-- WORK TO COMPLETE --
What follows is a set of entries. Repeat them exactly, but not their pictures.

-- STORED DATA --
◆ ◆ ◆
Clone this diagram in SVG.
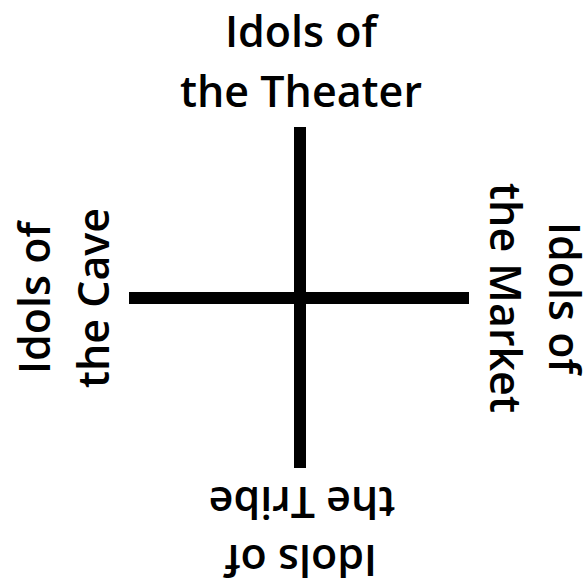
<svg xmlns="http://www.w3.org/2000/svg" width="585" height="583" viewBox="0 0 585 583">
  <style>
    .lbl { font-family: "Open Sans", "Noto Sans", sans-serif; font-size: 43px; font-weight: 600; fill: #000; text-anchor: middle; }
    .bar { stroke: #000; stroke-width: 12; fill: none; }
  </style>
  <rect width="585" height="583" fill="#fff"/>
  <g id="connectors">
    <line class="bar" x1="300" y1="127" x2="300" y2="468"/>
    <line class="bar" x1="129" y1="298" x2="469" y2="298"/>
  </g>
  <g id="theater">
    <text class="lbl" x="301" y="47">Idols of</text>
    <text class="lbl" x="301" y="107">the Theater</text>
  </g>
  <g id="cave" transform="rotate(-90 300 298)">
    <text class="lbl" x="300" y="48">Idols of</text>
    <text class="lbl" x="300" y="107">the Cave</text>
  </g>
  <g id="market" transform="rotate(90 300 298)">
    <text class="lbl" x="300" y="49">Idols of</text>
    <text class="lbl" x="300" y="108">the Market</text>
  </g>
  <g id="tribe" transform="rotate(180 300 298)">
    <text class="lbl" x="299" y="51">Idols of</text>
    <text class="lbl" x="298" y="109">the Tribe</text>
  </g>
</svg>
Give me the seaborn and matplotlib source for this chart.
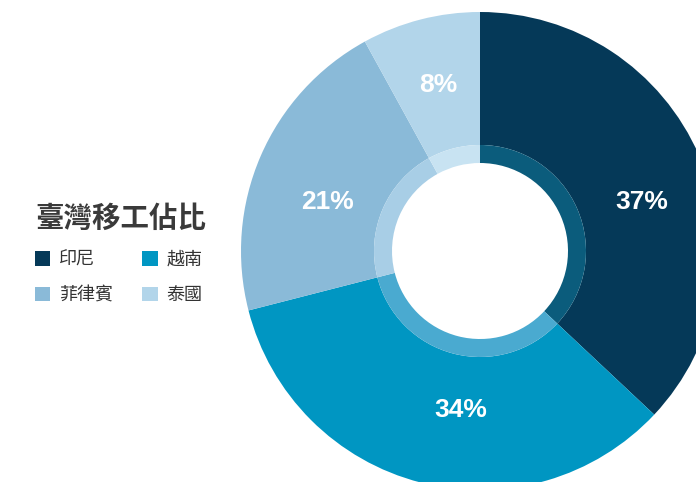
◆ ◆ ◆
-- SOLUTION TO THE PROBLEM --
Clone this diagram in SVG.
<svg xmlns="http://www.w3.org/2000/svg" width="585" height="583" viewBox="0 0 585 583">
  <style>
    .lbl { font-family: "Open Sans", "Noto Sans", sans-serif; font-size: 43px; font-weight: 600; fill: #000; text-anchor: middle; }
    .bar { stroke: #000; stroke-width: 12; fill: none; }
  </style>
  <rect width="585" height="583" fill="#fff"/>
  <g id="connectors">
    <line class="bar" x1="300" y1="127" x2="300" y2="468"/>
    <line class="bar" x1="129" y1="298" x2="469" y2="298"/>
  </g>
  <g id="theater">
    <text class="lbl" x="301" y="47">Idols of</text>
    <text class="lbl" x="301" y="107">the Theater</text>
  </g>
  <g id="cave" transform="rotate(-90 300 298)">
    <text class="lbl" x="300" y="48">Idols of</text>
    <text class="lbl" x="300" y="107">the Cave</text>
  </g>
  <g id="market" transform="rotate(90 300 298)">
    <text class="lbl" x="300" y="49">Idols of</text>
    <text class="lbl" x="300" y="108">the Market</text>
  </g>
  <g id="tribe" transform="rotate(180 300 298)">
    <text class="lbl" x="299" y="51">Idols of</text>
    <text class="lbl" x="298" y="109">the Tribe</text>
  </g>
</svg>
Give me the seaborn and matplotlib source for this chart.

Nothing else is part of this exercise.